Global 100 Ranking: a two-stage research process
1. The Global 400 Sustainability leaders are selected from a universe of 4,000 developed and emerging market stocks, based on their integrated sustainability ratings from the world’s largest sustainability research consortium, The Global Sustainability Research Alliance (GSRA), and on their performance on a financial stress test administered by Legg Mason.
2. The Global 400 Sustainability leaders are then percentile ranked against their industry peers on the 11 KPIs used in Corporate Knights Capital’s research model (data are collected by Corporate Knights Capital and verified with the BLOOMBERG PROFESSIONAL® service). Industry representation in the Global 100 is adjusted to match industry representation in the MSCI All Country World Index (ACWI).
The 11 proven KPIs
Energy Productivity: Revenue per gigajoule of energy consumption.
Carbon Productivity: Revenue per metric tonne of direct/indirect GHG emissions.
Water Productivity: Revenue per cubic meter of water withdrawal.
Waste Productivity: Revenue per metric tonne of produced waste.
Leadership Diversity: Percentage of women and visible minority on board of directors.
Clean Capitalism Pay Link: At least one senior executive’s compensation tied to clean capitalism-themed performance targets.

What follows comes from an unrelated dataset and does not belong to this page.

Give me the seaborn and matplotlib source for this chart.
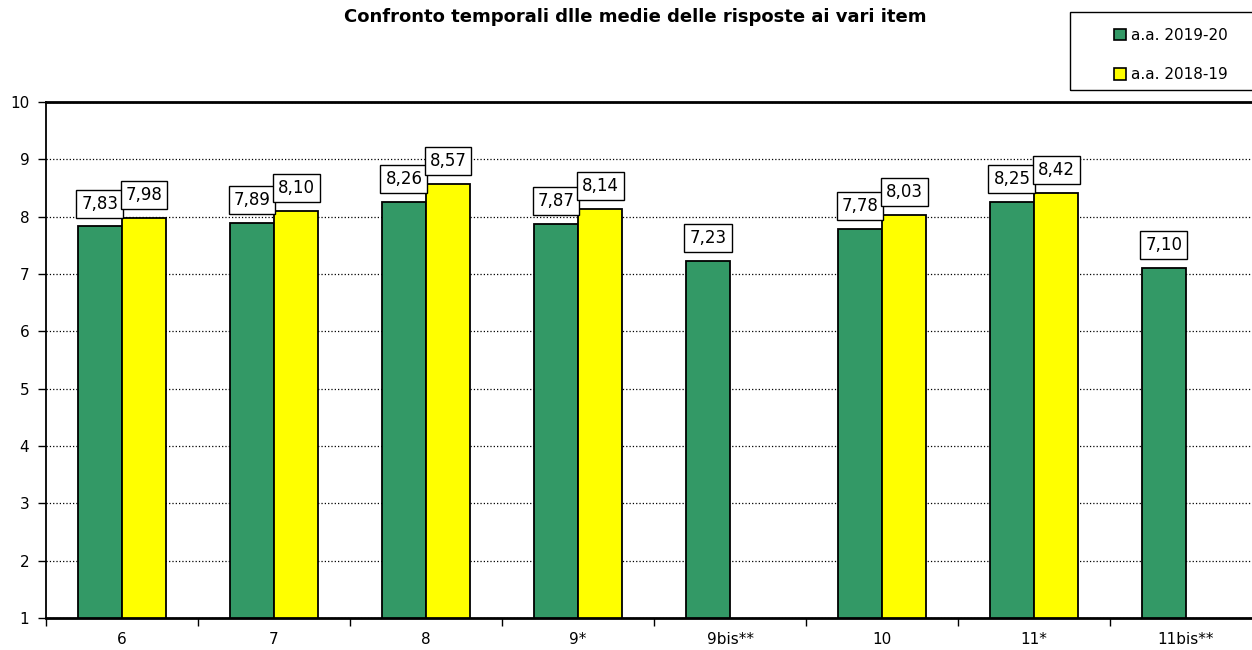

% Tax Paid: Percentage of reported tax obligation paid in tax.
CEO-Average Worker Pay: How much more CEO gets paid (expressed as a multiple) compared to average worker.
Safety Productivity: Revenue divided by (lost-time incidents * $1K + fatalities * $1M)

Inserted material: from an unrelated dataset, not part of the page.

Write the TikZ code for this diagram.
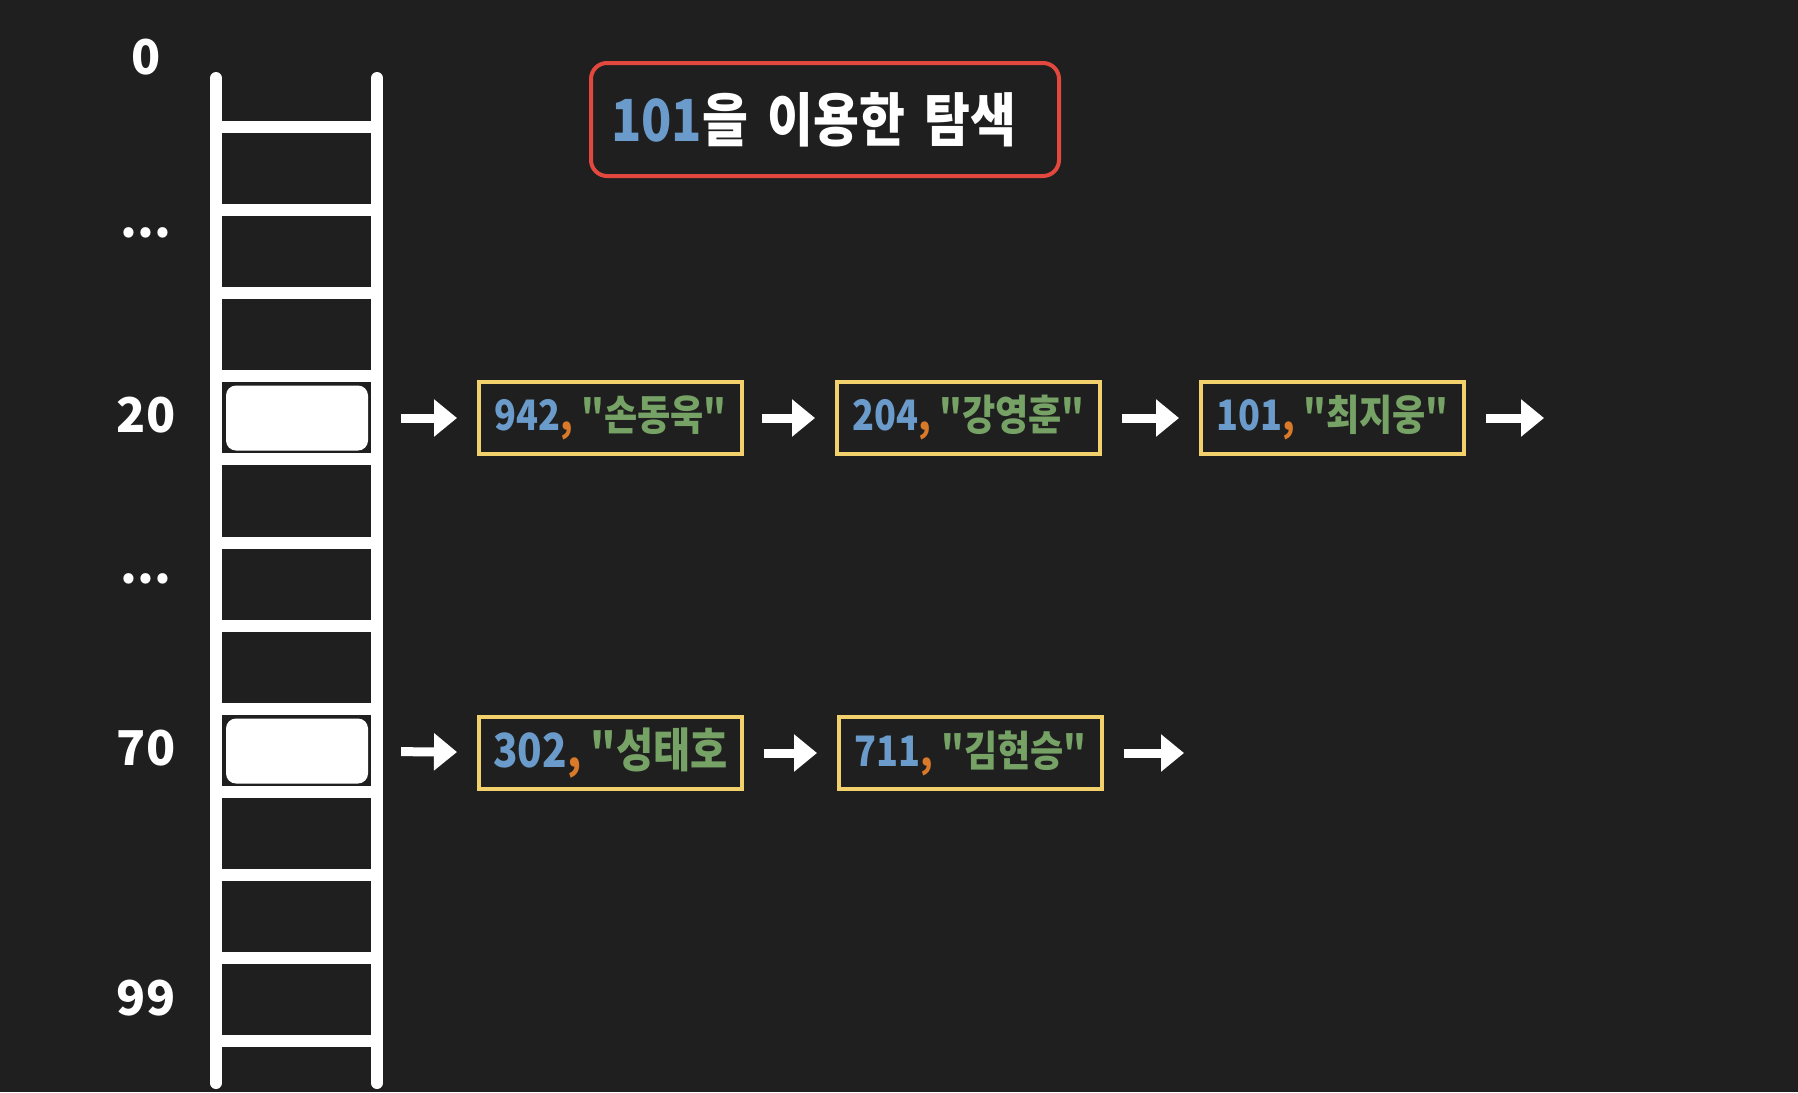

Innovation Capacity: Revenue per R&D dollar spent (3-year average)
Employee Turnover: Percentage of employees that voluntarily leave the company
Behind our clean capitalism metrics
Whenever Corporate Knights releases its rankings of corporations, we inevitably receive letters complaining that companies selling “sin” products made the cut. The inclusion of certain mining and petroleum companies draws the ire of some global citizens. And so it should. But it’s important to emphasize that our rankings are intentionally designed to be product- and service-agnostic. This means no subjective indicators or exclusionary screens are used to separate the so-called sinful from the virtuous.
Corporate Knights believes a much more instructive and ultimately impactful approach is to use resource- and social-productivity metrics, increasingly available through corporate disclosure, to rank the world’s clean capitalism leaders. This means a company is measured by how efficiently it uses energy and water, how much waste and greenhouse gas emissions it generates relative to the economic wealth it creates, and whether its leadership structure reflects the diversity of the society and marketplace in which it operates.
We look at employee turnover rates, which are an indication of worker happiness, and we look at what CEOs are getting paid relative to the average worker. Is workplace safety an issue? Are firms paying their taxes and keeping up with their pension fund obligations? Is the compensation of senior officers tied to these metrics?
If such metrics are not disclosed, corporations in our rankings are penalized. Maybe next year they’ll think twice. Corporate Knights believes that even resource-productive and responsible companies should only be rewarded if they choose to be transparent about these metrics in the public realm.
“If you can objectively score companies on meaningful criteria and those scores can be used to influence market forces, it will be possible to divert capital away from inefficient, irresponsible firms and toward more resource-productive and responsible ones,” says Corporate Knights president Toby Heaps.
This approach isn’t perfect. It doesn’t capture contamination of ecosystems, land grabs in Africa, underhanded lobbying tactics, or poor treatment of civilians in foreign countries (not yet, anyway). But we can always shine a light on those behaving badly in different areas. What the approach does is set some objective and transparent ground rules on which to measure progress.